There’s this moment at the beginning of a new book, when most of the book looks like this:
That’s Scrivener’s full screen composition mode with a themed background. And a whole lot of blank documents.
I’ve written books in a lot of different ways. I’ve written on a Smith Corona word processor (black background, orange type), I’ve written in Microsoft Works, and MS Word. I spent years writing in text documents because Word was a nightmare and since I was the only one who read my stories (often on my pre-smart phone), they didn’t need to be formatted.

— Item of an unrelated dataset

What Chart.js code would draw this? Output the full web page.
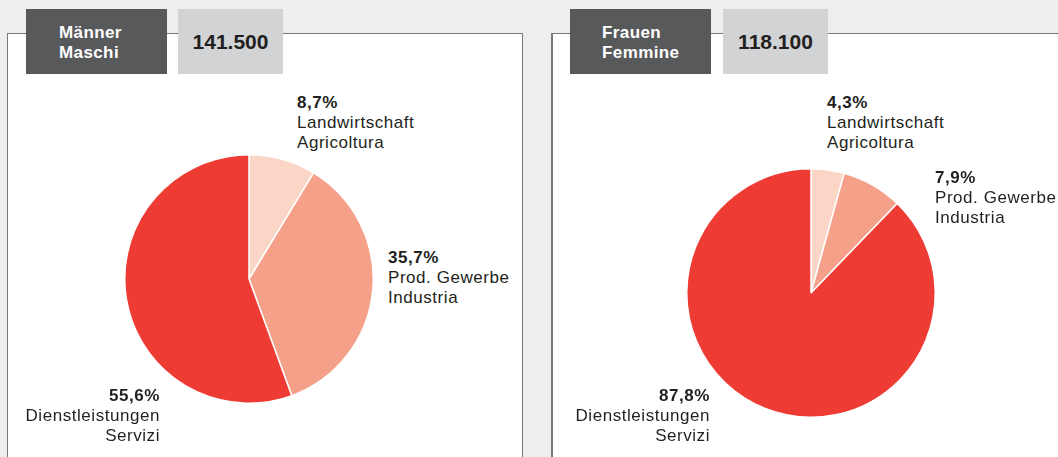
<!DOCTYPE html>
<html>
<head>
<meta charset="utf-8">
<script src="https://cdn.jsdelivr.net/npm/chart.js@4/dist/chart.umd.min.js"></script>
<style>
  html, body { margin: 0; padding: 0; }
  body {
    width: 1058px; height: 457px; overflow: hidden; position: relative;
    background: #eeeeee; font-family: "Liberation Sans", Arial, sans-serif; color: #231f20;
  }
  .panel { position: absolute; top: 33px; height: 500px; background: #fff; border: 1px solid #777; box-sizing: border-box; }
  .box { position: absolute; top: 9px; height: 65px; box-sizing: border-box; }
  .dark { background: #58595b; color: #fff; font-weight: bold; font-size: 17px; line-height: 20px; letter-spacing: 0.4px; padding-top: 14px; }
  .light { background: #d1d3d4; font-weight: bold; font-size: 21px; display: flex; align-items: center; justify-content: center; }
  canvas { position: absolute; }
  .lbl { position: absolute; font-size: 17px; line-height: 20px; letter-spacing: 0.55px; white-space: nowrap; }
  .lbl b { display: block; }
  .lbl span { display: block; }
</style>
</head>
<body>
<div class="panel" style="left:7px; width:516px;"></div>
<div class="panel" style="left:551px; width:560px; border-left-width:2px;"></div>

<div class="box dark" id="hdrM" style="left:26px; width:141px; padding-left:33px;"></div>
<div class="box light" id="totM" style="left:178px; width:105px;"></div>
<div class="box dark" id="hdrF" style="left:570px; width:141px; padding-left:32px;"></div>
<div class="box light" id="totF" style="left:723px; width:105px;"></div>

<canvas id="pieM" width="250" height="250" style="left:124px; top:154px;"></canvas>
<canvas id="pieF" width="250" height="250" style="left:686px; top:168px;"></canvas>

<script>
const categoriesDe = ['Landwirtschaft', 'Prod. Gewerbe', 'Dienstleistungen'];
const categoriesIt = ['Agricoltura', 'Industria', 'Servizi'];
const menShares = [8.7, 35.7, 55.6];
const womenShares = [4.3, 7.9, 87.8];
const groupDe = ['Männer', 'Frauen'];
const groupIt = ['Maschi', 'Femmine'];
const totals = ['141.500', '118.100'];
const sliceColors = ['#fbd5c6', '#f5a088', '#ee3b33'];

// label anchors per slice: [x, y, align]
const labelPosM = [[297, 93, 'left'], [388, 248, 'left'], [160, 386, 'right']];
const labelPosF = [[827, 93, 'left'], [935, 168, 'left'], [710, 386, 'right']];

function fmt(v) { return v.toFixed(1).replace('.', ',') + '%'; }

function headers(i, hdrId, totId) {
  document.getElementById(hdrId).innerHTML = groupDe[i] + '<br>' + groupIt[i];
  document.getElementById(totId).textContent = totals[i];
}
headers(0, 'hdrM', 'totM');
headers(1, 'hdrF', 'totF');

function labels(values, pos) {
  values.forEach((v, i) => {
    const d = document.createElement('div');
    d.className = 'lbl';
    const [x, y, align] = pos[i];
    d.style.top = y + 'px';
    d.style.textAlign = align;
    if (align === 'left') d.style.left = x + 'px';
    else d.style.right = (1058 - x) + 'px';
    d.innerHTML = `<b>${fmt(v)}</b><span>${categoriesDe[i]}</span><span>${categoriesIt[i]}</span>`;
    document.body.appendChild(d);
  });
}
labels(menShares, labelPosM);
labels(womenShares, labelPosF);

function drawPie(id, values) {
  new Chart(document.getElementById(id), {
    type: 'pie',
    data: {
      labels: categoriesDe,
      datasets: [{
        data: values,
        backgroundColor: sliceColors,
        borderColor: '#ffffff',
        borderWidth: 1.5
      }]
    },
    options: {
      responsive: false,
      animation: false,
      layout: { padding: 0 },
      plugins: { legend: { display: false }, tooltip: { enabled: false } }
    }
  });
}
drawPie('pieM', menShares);
drawPie('pieF', womenShares);
</script>
</body>
</html>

Lately I’ve been writing in Scrivener, and even then, I’ve written in a lot of different ways. I’ve written document by document, in folders for chapters. I’ve written document by document with each document a new chapter. These days I plot the thing, estimate how many chapters I’ll have, and create a new document for each chapter. Then I write with the whole shebang on scrivenings mode, so the docs all flow like this.
Leading to, in the beginning, a whole lot of blank lines. Blank spaces, waiting for story.
I know the blank page is supposed to be every writer’s worst nightmare, and I get that. I can relate, to a certain degree. The unknown can be scary, and especially when it’s your responsibility not just to learn that unknown, but to present it, in a sense, to others.
That’s huge. That’s massive. That’s…a tremendous fucking high, when the going’s good. And it’s still pretty badass when the going’s bad. (But when it’s excruciating…oh man. Hide the sharps.)
And part of me loves this moment. No matter how well I’ve plotted or outlined something, there’s always a huge amount of discovery. All those blank spaces will eventually be filled with words (I mean, knock on wood), and I’ll know this story inside and out.
This is a great, if terrifying moment.